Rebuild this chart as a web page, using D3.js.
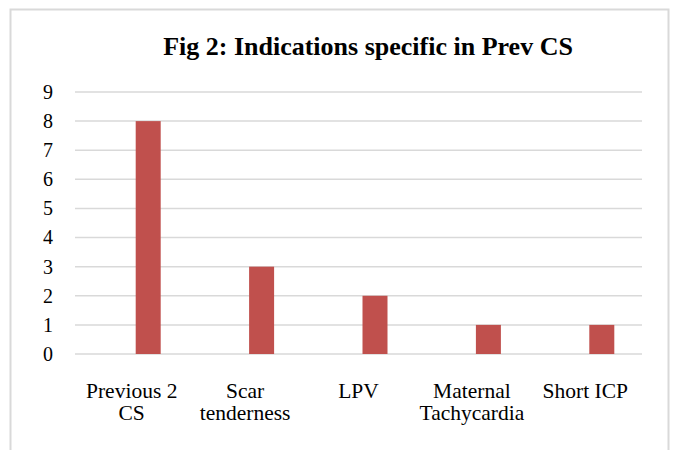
<!DOCTYPE html>
<html>
<head>
<meta charset="utf-8">
<script src="https://d3js.org/d3.v7.min.js"></script>
<style>
  body { margin: 0; background: #fff; }
  svg text { font-family: "Liberation Serif", "Times New Roman", Times, serif !important; fill: #000; }
</style>
</head>
<body>
<div id="chart"></div>
<script>
const categories = ["Previous 2 CS", "Scar tenderness", "LPV", "Maternal Tachycardia", "Short ICP"];
const tickLabels = [["Previous 2", "CS"], ["Scar", "tenderness"], ["LPV"], ["Maternal", "Tachycardia"], ["Short ICP"]];
const values = [8, 3, 2, 1, 1];
const yTicks = [0, 1, 2, 3, 4, 5, 6, 7, 8, 9];
const title = "Fig 2: Indications specific in Prev CS";

const W = 674, H = 450;
const plot = { left: 75, right: 642, top: 92, bottom: 354 };

const svg = d3.select("#chart")
    .append("svg")
    .attr("width", W)
    .attr("height", H);

// outer frame
svg.append("rect")
    .attr("x", 10.5).attr("y", 9.5)
    .attr("width", 658).attr("height", 460)
    .attr("fill", "none")
    .attr("stroke", "#d9d9d9")
    .attr("stroke-width", 2);

svg.append("text")
    .attr("x", 368)
    .attr("y", 55)
    .attr("text-anchor", "middle")
    .attr("font-size", "26px")
    .attr("font-weight", "bold")
    .text(title);

const x = d3.scaleBand()
    .domain(categories)
    .range([plot.left, plot.right]);

const y = d3.scaleLinear()
    .domain([0, 9])
    .range([plot.bottom, plot.top]);

// gridlines
svg.append("g")
    .selectAll("line")
    .data(yTicks)
    .join("line")
    .attr("x1", plot.left)
    .attr("x2", plot.right)
    .attr("y1", d => y(d))
    .attr("y2", d => y(d))
    .attr("stroke", "#d9d9d9")
    .attr("stroke-width", 1.5);

// y axis labels
const yAxis = svg.append("g")
    .attr("transform", `translate(${plot.left - 22},0)`)
    .call(d3.axisLeft(y).tickValues(yTicks).tickSize(0).tickPadding(0));
yAxis.select(".domain").remove();
yAxis.selectAll("text")
    .attr("font-size", "20px")
    .attr("fill", "#000");

// bars (offset right of category center, as in the original)
const barW = 25;
svg.selectAll(".bar")
    .data(values)
    .join("rect")
    .attr("class", "bar")
    .attr("x", (d, i) => x(categories[i]) + x.bandwidth() / 2 + 4)
    .attr("y", d => y(d))
    .attr("width", barW)
    .attr("height", d => y(0) - y(d))
    .attr("fill", "#c0504d");

// x labels
const xl = svg.append("g")
    .selectAll("text")
    .data(tickLabels)
    .join("text")
    .attr("text-anchor", "middle")
    .attr("font-size", "21.5px")
    .attr("x", (d, i) => x(categories[i]) + x.bandwidth() / 2)
    .attr("y", 398);
xl.selectAll("tspan")
    .data(d => d)
    .join("tspan")
    .attr("x", function () { return d3.select(this.parentNode).attr("x"); })
    .attr("dy", (d, i) => i === 0 ? 0 : 22)
    .text(d => d);
</script>
</body>
</html>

*What you need to do*
Reproduce the data above in full, exactly as it is, with the pictures left out.

*Solution*
Rebuild this chart as a web page, using D3.js.
<!DOCTYPE html>
<html>
<head>
<meta charset="utf-8">
<script src="https://d3js.org/d3.v7.min.js"></script>
<style>
  body { margin: 0; background: #fff; }
  svg text { font-family: "Liberation Serif", "Times New Roman", Times, serif !important; fill: #000; }
</style>
</head>
<body>
<div id="chart"></div>
<script>
const categories = ["Previous 2 CS", "Scar tenderness", "LPV", "Maternal Tachycardia", "Short ICP"];
const tickLabels = [["Previous 2", "CS"], ["Scar", "tenderness"], ["LPV"], ["Maternal", "Tachycardia"], ["Short ICP"]];
const values = [8, 3, 2, 1, 1];
const yTicks = [0, 1, 2, 3, 4, 5, 6, 7, 8, 9];
const title = "Fig 2: Indications specific in Prev CS";

const W = 674, H = 450;
const plot = { left: 75, right: 642, top: 92, bottom: 354 };

const svg = d3.select("#chart")
    .append("svg")
    .attr("width", W)
    .attr("height", H);

// outer frame
svg.append("rect")
    .attr("x", 10.5).attr("y", 9.5)
    .attr("width", 658).attr("height", 460)
    .attr("fill", "none")
    .attr("stroke", "#d9d9d9")
    .attr("stroke-width", 2);

svg.append("text")
    .attr("x", 368)
    .attr("y", 55)
    .attr("text-anchor", "middle")
    .attr("font-size", "26px")
    .attr("font-weight", "bold")
    .text(title);

const x = d3.scaleBand()
    .domain(categories)
    .range([plot.left, plot.right]);

const y = d3.scaleLinear()
    .domain([0, 9])
    .range([plot.bottom, plot.top]);

// gridlines
svg.append("g")
    .selectAll("line")
    .data(yTicks)
    .join("line")
    .attr("x1", plot.left)
    .attr("x2", plot.right)
    .attr("y1", d => y(d))
    .attr("y2", d => y(d))
    .attr("stroke", "#d9d9d9")
    .attr("stroke-width", 1.5);

// y axis labels
const yAxis = svg.append("g")
    .attr("transform", `translate(${plot.left - 22},0)`)
    .call(d3.axisLeft(y).tickValues(yTicks).tickSize(0).tickPadding(0));
yAxis.select(".domain").remove();
yAxis.selectAll("text")
    .attr("font-size", "20px")
    .attr("fill", "#000");

// bars (offset right of category center, as in the original)
const barW = 25;
svg.selectAll(".bar")
    .data(values)
    .join("rect")
    .attr("class", "bar")
    .attr("x", (d, i) => x(categories[i]) + x.bandwidth() / 2 + 4)
    .attr("y", d => y(d))
    .attr("width", barW)
    .attr("height", d => y(0) - y(d))
    .attr("fill", "#c0504d");

// x labels
const xl = svg.append("g")
    .selectAll("text")
    .data(tickLabels)
    .join("text")
    .attr("text-anchor", "middle")
    .attr("font-size", "21.5px")
    .attr("x", (d, i) => x(categories[i]) + x.bandwidth() / 2)
    .attr("y", 398);
xl.selectAll("tspan")
    .data(d => d)
    .join("tspan")
    .attr("x", function () { return d3.select(this.parentNode).attr("x"); })
    .attr("dy", (d, i) => i === 0 ? 0 : 22)
    .text(d => d);
</script>
</body>
</html>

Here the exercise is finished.